EXERCISE PROMPT: Transcribe the full listing below exactly.

SUPPLIED DATA:
=-=-=-=-=

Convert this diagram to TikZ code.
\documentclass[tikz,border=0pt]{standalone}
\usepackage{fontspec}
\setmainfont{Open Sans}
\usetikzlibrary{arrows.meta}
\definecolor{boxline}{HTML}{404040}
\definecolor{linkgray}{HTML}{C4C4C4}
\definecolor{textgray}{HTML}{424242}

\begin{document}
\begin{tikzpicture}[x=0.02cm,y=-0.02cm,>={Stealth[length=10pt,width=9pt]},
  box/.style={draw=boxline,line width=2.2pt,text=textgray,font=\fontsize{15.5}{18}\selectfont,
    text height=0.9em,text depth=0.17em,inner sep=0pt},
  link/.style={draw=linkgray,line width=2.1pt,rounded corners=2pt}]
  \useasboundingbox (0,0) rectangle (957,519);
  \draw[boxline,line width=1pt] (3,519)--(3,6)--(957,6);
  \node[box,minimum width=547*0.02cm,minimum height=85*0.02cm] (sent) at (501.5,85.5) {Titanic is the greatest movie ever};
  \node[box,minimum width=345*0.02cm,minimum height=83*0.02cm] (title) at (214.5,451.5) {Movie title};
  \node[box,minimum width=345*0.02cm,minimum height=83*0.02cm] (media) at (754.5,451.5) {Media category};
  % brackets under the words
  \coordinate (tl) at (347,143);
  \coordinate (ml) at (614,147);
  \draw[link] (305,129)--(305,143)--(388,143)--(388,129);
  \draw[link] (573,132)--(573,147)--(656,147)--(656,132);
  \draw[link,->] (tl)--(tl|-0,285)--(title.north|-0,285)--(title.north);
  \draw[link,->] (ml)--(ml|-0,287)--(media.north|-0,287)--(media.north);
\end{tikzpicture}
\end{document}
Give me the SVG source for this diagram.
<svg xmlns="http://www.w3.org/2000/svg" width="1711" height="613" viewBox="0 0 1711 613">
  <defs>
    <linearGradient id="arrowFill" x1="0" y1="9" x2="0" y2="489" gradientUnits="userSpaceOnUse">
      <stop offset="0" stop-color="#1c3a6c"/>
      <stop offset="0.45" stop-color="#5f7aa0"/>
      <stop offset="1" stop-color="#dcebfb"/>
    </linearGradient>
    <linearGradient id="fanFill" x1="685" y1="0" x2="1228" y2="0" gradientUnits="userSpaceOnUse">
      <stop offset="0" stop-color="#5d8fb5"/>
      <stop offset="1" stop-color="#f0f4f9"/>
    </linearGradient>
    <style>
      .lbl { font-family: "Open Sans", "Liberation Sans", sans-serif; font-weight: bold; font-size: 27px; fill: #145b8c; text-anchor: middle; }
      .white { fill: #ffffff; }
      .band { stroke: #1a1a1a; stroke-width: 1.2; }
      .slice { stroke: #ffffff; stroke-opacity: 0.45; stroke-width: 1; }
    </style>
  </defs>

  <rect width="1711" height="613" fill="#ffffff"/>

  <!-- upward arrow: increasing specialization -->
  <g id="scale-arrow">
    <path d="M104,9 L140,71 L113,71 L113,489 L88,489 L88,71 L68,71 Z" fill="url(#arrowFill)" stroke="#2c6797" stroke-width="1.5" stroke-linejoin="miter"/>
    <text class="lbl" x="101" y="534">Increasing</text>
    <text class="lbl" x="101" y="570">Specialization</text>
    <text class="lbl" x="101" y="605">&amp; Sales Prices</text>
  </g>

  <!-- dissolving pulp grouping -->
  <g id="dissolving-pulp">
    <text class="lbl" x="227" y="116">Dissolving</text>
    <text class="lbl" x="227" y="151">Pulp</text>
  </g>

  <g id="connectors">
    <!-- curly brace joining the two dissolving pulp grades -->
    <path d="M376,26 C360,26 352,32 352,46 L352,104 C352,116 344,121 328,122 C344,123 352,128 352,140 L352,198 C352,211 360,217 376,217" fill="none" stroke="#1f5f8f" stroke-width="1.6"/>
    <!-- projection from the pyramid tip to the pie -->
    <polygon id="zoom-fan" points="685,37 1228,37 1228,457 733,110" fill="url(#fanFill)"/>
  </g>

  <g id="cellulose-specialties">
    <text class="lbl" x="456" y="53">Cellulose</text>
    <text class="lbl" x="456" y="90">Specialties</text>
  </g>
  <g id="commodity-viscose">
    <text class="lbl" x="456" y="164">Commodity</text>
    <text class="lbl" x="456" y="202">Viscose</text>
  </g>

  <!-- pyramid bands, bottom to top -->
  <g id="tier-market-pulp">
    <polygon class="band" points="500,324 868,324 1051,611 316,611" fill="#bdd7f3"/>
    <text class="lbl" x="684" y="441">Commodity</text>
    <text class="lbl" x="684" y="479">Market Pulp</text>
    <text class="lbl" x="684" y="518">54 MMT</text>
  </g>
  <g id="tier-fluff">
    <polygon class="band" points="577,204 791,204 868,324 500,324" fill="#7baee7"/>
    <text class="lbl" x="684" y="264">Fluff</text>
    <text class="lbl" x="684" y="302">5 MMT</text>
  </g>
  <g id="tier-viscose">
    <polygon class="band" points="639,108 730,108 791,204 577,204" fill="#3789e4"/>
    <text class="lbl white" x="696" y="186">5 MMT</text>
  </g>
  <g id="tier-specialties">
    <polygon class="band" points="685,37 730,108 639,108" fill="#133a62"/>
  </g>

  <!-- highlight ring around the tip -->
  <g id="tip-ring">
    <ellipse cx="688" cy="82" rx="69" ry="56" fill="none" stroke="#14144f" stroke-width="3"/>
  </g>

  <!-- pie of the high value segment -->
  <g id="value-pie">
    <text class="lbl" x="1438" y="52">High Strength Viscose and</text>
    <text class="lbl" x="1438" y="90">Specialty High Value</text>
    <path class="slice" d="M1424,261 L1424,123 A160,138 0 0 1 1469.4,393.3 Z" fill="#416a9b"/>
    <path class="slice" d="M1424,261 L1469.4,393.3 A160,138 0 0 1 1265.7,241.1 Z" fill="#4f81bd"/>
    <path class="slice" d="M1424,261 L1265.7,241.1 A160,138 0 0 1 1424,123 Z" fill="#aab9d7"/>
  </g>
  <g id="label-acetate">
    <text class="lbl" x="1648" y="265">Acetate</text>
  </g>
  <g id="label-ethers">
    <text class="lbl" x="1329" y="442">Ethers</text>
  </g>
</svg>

=-=-=-=-=

ANSWER:
Convert this diagram to TikZ code.
\documentclass[tikz,border=0pt]{standalone}
\usepackage{fontspec}
\setmainfont{Open Sans}
\usetikzlibrary{arrows.meta}
\definecolor{boxline}{HTML}{404040}
\definecolor{linkgray}{HTML}{C4C4C4}
\definecolor{textgray}{HTML}{424242}

\begin{document}
\begin{tikzpicture}[x=0.02cm,y=-0.02cm,>={Stealth[length=10pt,width=9pt]},
  box/.style={draw=boxline,line width=2.2pt,text=textgray,font=\fontsize{15.5}{18}\selectfont,
    text height=0.9em,text depth=0.17em,inner sep=0pt},
  link/.style={draw=linkgray,line width=2.1pt,rounded corners=2pt}]
  \useasboundingbox (0,0) rectangle (957,519);
  \draw[boxline,line width=1pt] (3,519)--(3,6)--(957,6);
  \node[box,minimum width=547*0.02cm,minimum height=85*0.02cm] (sent) at (501.5,85.5) {Titanic is the greatest movie ever};
  \node[box,minimum width=345*0.02cm,minimum height=83*0.02cm] (title) at (214.5,451.5) {Movie title};
  \node[box,minimum width=345*0.02cm,minimum height=83*0.02cm] (media) at (754.5,451.5) {Media category};
  % brackets under the words
  \coordinate (tl) at (347,143);
  \coordinate (ml) at (614,147);
  \draw[link] (305,129)--(305,143)--(388,143)--(388,129);
  \draw[link] (573,132)--(573,147)--(656,147)--(656,132);
  \draw[link,->] (tl)--(tl|-0,285)--(title.north|-0,285)--(title.north);
  \draw[link,->] (ml)--(ml|-0,287)--(media.north|-0,287)--(media.north);
\end{tikzpicture}
\end{document}
Give me the SVG source for this diagram.
<svg xmlns="http://www.w3.org/2000/svg" width="1711" height="613" viewBox="0 0 1711 613">
  <defs>
    <linearGradient id="arrowFill" x1="0" y1="9" x2="0" y2="489" gradientUnits="userSpaceOnUse">
      <stop offset="0" stop-color="#1c3a6c"/>
      <stop offset="0.45" stop-color="#5f7aa0"/>
      <stop offset="1" stop-color="#dcebfb"/>
    </linearGradient>
    <linearGradient id="fanFill" x1="685" y1="0" x2="1228" y2="0" gradientUnits="userSpaceOnUse">
      <stop offset="0" stop-color="#5d8fb5"/>
      <stop offset="1" stop-color="#f0f4f9"/>
    </linearGradient>
    <style>
      .lbl { font-family: "Open Sans", "Liberation Sans", sans-serif; font-weight: bold; font-size: 27px; fill: #145b8c; text-anchor: middle; }
      .white { fill: #ffffff; }
      .band { stroke: #1a1a1a; stroke-width: 1.2; }
      .slice { stroke: #ffffff; stroke-opacity: 0.45; stroke-width: 1; }
    </style>
  </defs>

  <rect width="1711" height="613" fill="#ffffff"/>

  <!-- upward arrow: increasing specialization -->
  <g id="scale-arrow">
    <path d="M104,9 L140,71 L113,71 L113,489 L88,489 L88,71 L68,71 Z" fill="url(#arrowFill)" stroke="#2c6797" stroke-width="1.5" stroke-linejoin="miter"/>
    <text class="lbl" x="101" y="534">Increasing</text>
    <text class="lbl" x="101" y="570">Specialization</text>
    <text class="lbl" x="101" y="605">&amp; Sales Prices</text>
  </g>

  <!-- dissolving pulp grouping -->
  <g id="dissolving-pulp">
    <text class="lbl" x="227" y="116">Dissolving</text>
    <text class="lbl" x="227" y="151">Pulp</text>
  </g>

  <g id="connectors">
    <!-- curly brace joining the two dissolving pulp grades -->
    <path d="M376,26 C360,26 352,32 352,46 L352,104 C352,116 344,121 328,122 C344,123 352,128 352,140 L352,198 C352,211 360,217 376,217" fill="none" stroke="#1f5f8f" stroke-width="1.6"/>
    <!-- projection from the pyramid tip to the pie -->
    <polygon id="zoom-fan" points="685,37 1228,37 1228,457 733,110" fill="url(#fanFill)"/>
  </g>

  <g id="cellulose-specialties">
    <text class="lbl" x="456" y="53">Cellulose</text>
    <text class="lbl" x="456" y="90">Specialties</text>
  </g>
  <g id="commodity-viscose">
    <text class="lbl" x="456" y="164">Commodity</text>
    <text class="lbl" x="456" y="202">Viscose</text>
  </g>

  <!-- pyramid bands, bottom to top -->
  <g id="tier-market-pulp">
    <polygon class="band" points="500,324 868,324 1051,611 316,611" fill="#bdd7f3"/>
    <text class="lbl" x="684" y="441">Commodity</text>
    <text class="lbl" x="684" y="479">Market Pulp</text>
    <text class="lbl" x="684" y="518">54 MMT</text>
  </g>
  <g id="tier-fluff">
    <polygon class="band" points="577,204 791,204 868,324 500,324" fill="#7baee7"/>
    <text class="lbl" x="684" y="264">Fluff</text>
    <text class="lbl" x="684" y="302">5 MMT</text>
  </g>
  <g id="tier-viscose">
    <polygon class="band" points="639,108 730,108 791,204 577,204" fill="#3789e4"/>
    <text class="lbl white" x="696" y="186">5 MMT</text>
  </g>
  <g id="tier-specialties">
    <polygon class="band" points="685,37 730,108 639,108" fill="#133a62"/>
  </g>

  <!-- highlight ring around the tip -->
  <g id="tip-ring">
    <ellipse cx="688" cy="82" rx="69" ry="56" fill="none" stroke="#14144f" stroke-width="3"/>
  </g>

  <!-- pie of the high value segment -->
  <g id="value-pie">
    <text class="lbl" x="1438" y="52">High Strength Viscose and</text>
    <text class="lbl" x="1438" y="90">Specialty High Value</text>
    <path class="slice" d="M1424,261 L1424,123 A160,138 0 0 1 1469.4,393.3 Z" fill="#416a9b"/>
    <path class="slice" d="M1424,261 L1469.4,393.3 A160,138 0 0 1 1265.7,241.1 Z" fill="#4f81bd"/>
    <path class="slice" d="M1424,261 L1265.7,241.1 A160,138 0 0 1 1424,123 Z" fill="#aab9d7"/>
  </g>
  <g id="label-acetate">
    <text class="lbl" x="1648" y="265">Acetate</text>
  </g>
  <g id="label-ethers">
    <text class="lbl" x="1329" y="442">Ethers</text>
  </g>
</svg>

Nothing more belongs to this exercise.